Dataset excerpt:

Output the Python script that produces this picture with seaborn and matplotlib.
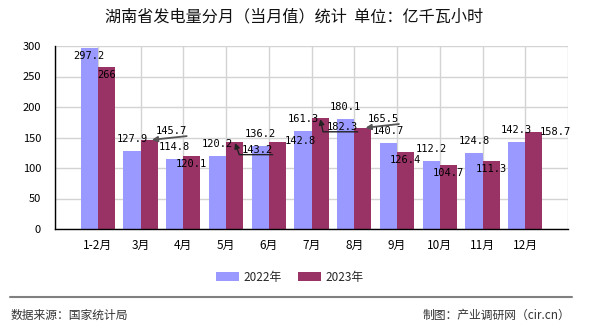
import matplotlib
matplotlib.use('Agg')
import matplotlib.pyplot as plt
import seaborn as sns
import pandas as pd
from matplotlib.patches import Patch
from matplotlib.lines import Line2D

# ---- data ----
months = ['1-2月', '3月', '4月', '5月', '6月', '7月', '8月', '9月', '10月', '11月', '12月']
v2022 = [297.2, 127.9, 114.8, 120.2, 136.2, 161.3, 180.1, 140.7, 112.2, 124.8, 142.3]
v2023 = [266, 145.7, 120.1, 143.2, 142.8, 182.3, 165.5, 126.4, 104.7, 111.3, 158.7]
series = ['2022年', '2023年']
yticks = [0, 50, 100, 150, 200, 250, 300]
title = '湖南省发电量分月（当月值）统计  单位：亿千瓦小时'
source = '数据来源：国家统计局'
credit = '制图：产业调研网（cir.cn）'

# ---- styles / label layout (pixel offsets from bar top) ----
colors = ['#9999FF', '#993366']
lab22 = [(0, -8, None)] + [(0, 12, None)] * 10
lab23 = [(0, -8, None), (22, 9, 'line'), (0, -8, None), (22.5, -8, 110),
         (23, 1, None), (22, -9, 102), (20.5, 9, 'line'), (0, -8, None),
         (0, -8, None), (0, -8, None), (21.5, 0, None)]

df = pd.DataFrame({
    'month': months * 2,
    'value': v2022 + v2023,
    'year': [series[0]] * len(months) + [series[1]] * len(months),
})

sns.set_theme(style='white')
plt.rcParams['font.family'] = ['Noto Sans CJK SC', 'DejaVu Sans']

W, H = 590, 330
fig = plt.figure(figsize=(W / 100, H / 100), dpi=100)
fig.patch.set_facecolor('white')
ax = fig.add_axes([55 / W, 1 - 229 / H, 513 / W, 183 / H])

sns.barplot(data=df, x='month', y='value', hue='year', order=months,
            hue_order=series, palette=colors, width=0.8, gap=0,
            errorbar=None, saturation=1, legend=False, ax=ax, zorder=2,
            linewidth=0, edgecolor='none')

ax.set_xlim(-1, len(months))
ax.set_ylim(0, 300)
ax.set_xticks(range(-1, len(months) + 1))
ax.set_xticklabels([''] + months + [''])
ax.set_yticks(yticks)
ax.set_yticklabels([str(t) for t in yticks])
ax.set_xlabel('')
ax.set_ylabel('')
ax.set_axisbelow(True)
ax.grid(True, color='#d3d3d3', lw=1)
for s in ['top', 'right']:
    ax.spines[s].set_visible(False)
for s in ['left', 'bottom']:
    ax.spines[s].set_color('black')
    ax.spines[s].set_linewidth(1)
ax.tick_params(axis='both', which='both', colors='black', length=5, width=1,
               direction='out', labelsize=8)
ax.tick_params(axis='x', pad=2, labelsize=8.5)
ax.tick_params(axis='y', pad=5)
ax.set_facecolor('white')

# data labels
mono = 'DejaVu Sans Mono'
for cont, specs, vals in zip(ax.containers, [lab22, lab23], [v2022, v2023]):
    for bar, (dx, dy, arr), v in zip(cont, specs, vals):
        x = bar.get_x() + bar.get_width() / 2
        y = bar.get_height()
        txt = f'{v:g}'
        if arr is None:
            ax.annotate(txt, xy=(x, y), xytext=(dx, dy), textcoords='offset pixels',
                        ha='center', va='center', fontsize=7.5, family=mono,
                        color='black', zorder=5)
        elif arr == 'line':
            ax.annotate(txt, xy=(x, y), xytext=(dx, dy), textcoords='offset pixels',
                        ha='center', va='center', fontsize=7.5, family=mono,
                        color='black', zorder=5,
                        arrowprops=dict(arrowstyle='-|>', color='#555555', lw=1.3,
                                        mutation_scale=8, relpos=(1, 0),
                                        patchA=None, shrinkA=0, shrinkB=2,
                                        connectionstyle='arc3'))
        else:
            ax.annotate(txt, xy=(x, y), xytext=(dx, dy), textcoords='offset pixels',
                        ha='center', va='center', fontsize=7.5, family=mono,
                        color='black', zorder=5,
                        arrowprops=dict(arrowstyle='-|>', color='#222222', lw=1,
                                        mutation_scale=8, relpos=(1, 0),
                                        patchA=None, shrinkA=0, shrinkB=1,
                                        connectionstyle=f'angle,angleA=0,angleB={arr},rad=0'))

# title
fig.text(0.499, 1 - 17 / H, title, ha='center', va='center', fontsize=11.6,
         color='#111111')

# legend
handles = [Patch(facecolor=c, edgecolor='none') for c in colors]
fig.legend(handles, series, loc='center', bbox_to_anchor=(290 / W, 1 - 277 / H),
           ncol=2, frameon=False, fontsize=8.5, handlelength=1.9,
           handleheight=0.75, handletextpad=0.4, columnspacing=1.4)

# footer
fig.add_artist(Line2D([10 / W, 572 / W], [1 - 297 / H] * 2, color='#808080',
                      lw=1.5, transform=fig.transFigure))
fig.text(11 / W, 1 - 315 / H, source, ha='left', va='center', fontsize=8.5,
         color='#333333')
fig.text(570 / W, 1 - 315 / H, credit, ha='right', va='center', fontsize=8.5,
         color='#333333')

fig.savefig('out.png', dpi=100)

Stated problem:
Give back the whole listing as it stands, minus its pictures.

Answer for the task:
Output the Python script that produces this picture with seaborn and matplotlib.
import matplotlib
matplotlib.use('Agg')
import matplotlib.pyplot as plt
import seaborn as sns
import pandas as pd
from matplotlib.patches import Patch
from matplotlib.lines import Line2D

# ---- data ----
months = ['1-2月', '3月', '4月', '5月', '6月', '7月', '8月', '9月', '10月', '11月', '12月']
v2022 = [297.2, 127.9, 114.8, 120.2, 136.2, 161.3, 180.1, 140.7, 112.2, 124.8, 142.3]
v2023 = [266, 145.7, 120.1, 143.2, 142.8, 182.3, 165.5, 126.4, 104.7, 111.3, 158.7]
series = ['2022年', '2023年']
yticks = [0, 50, 100, 150, 200, 250, 300]
title = '湖南省发电量分月（当月值）统计  单位：亿千瓦小时'
source = '数据来源：国家统计局'
credit = '制图：产业调研网（cir.cn）'

# ---- styles / label layout (pixel offsets from bar top) ----
colors = ['#9999FF', '#993366']
lab22 = [(0, -8, None)] + [(0, 12, None)] * 10
lab23 = [(0, -8, None), (22, 9, 'line'), (0, -8, None), (22.5, -8, 110),
         (23, 1, None), (22, -9, 102), (20.5, 9, 'line'), (0, -8, None),
         (0, -8, None), (0, -8, None), (21.5, 0, None)]

df = pd.DataFrame({
    'month': months * 2,
    'value': v2022 + v2023,
    'year': [series[0]] * len(months) + [series[1]] * len(months),
})

sns.set_theme(style='white')
plt.rcParams['font.family'] = ['Noto Sans CJK SC', 'DejaVu Sans']

W, H = 590, 330
fig = plt.figure(figsize=(W / 100, H / 100), dpi=100)
fig.patch.set_facecolor('white')
ax = fig.add_axes([55 / W, 1 - 229 / H, 513 / W, 183 / H])

sns.barplot(data=df, x='month', y='value', hue='year', order=months,
            hue_order=series, palette=colors, width=0.8, gap=0,
            errorbar=None, saturation=1, legend=False, ax=ax, zorder=2,
            linewidth=0, edgecolor='none')

ax.set_xlim(-1, len(months))
ax.set_ylim(0, 300)
ax.set_xticks(range(-1, len(months) + 1))
ax.set_xticklabels([''] + months + [''])
ax.set_yticks(yticks)
ax.set_yticklabels([str(t) for t in yticks])
ax.set_xlabel('')
ax.set_ylabel('')
ax.set_axisbelow(True)
ax.grid(True, color='#d3d3d3', lw=1)
for s in ['top', 'right']:
    ax.spines[s].set_visible(False)
for s in ['left', 'bottom']:
    ax.spines[s].set_color('black')
    ax.spines[s].set_linewidth(1)
ax.tick_params(axis='both', which='both', colors='black', length=5, width=1,
               direction='out', labelsize=8)
ax.tick_params(axis='x', pad=2, labelsize=8.5)
ax.tick_params(axis='y', pad=5)
ax.set_facecolor('white')

# data labels
mono = 'DejaVu Sans Mono'
for cont, specs, vals in zip(ax.containers, [lab22, lab23], [v2022, v2023]):
    for bar, (dx, dy, arr), v in zip(cont, specs, vals):
        x = bar.get_x() + bar.get_width() / 2
        y = bar.get_height()
        txt = f'{v:g}'
        if arr is None:
            ax.annotate(txt, xy=(x, y), xytext=(dx, dy), textcoords='offset pixels',
                        ha='center', va='center', fontsize=7.5, family=mono,
                        color='black', zorder=5)
        elif arr == 'line':
            ax.annotate(txt, xy=(x, y), xytext=(dx, dy), textcoords='offset pixels',
                        ha='center', va='center', fontsize=7.5, family=mono,
                        color='black', zorder=5,
                        arrowprops=dict(arrowstyle='-|>', color='#555555', lw=1.3,
                                        mutation_scale=8, relpos=(1, 0),
                                        patchA=None, shrinkA=0, shrinkB=2,
                                        connectionstyle='arc3'))
        else:
            ax.annotate(txt, xy=(x, y), xytext=(dx, dy), textcoords='offset pixels',
                        ha='center', va='center', fontsize=7.5, family=mono,
                        color='black', zorder=5,
                        arrowprops=dict(arrowstyle='-|>', color='#222222', lw=1,
                                        mutation_scale=8, relpos=(1, 0),
                                        patchA=None, shrinkA=0, shrinkB=1,
                                        connectionstyle=f'angle,angleA=0,angleB={arr},rad=0'))

# title
fig.text(0.499, 1 - 17 / H, title, ha='center', va='center', fontsize=11.6,
         color='#111111')

# legend
handles = [Patch(facecolor=c, edgecolor='none') for c in colors]
fig.legend(handles, series, loc='center', bbox_to_anchor=(290 / W, 1 - 277 / H),
           ncol=2, frameon=False, fontsize=8.5, handlelength=1.9,
           handleheight=0.75, handletextpad=0.4, columnspacing=1.4)

# footer
fig.add_artist(Line2D([10 / W, 572 / W], [1 - 297 / H] * 2, color='#808080',
                      lw=1.5, transform=fig.transFigure))
fig.text(11 / W, 1 - 315 / H, source, ha='left', va='center', fontsize=8.5,
         color='#333333')
fig.text(570 / W, 1 - 315 / H, credit, ha='right', va='center', fontsize=8.5,
         color='#333333')

fig.savefig('out.png', dpi=100)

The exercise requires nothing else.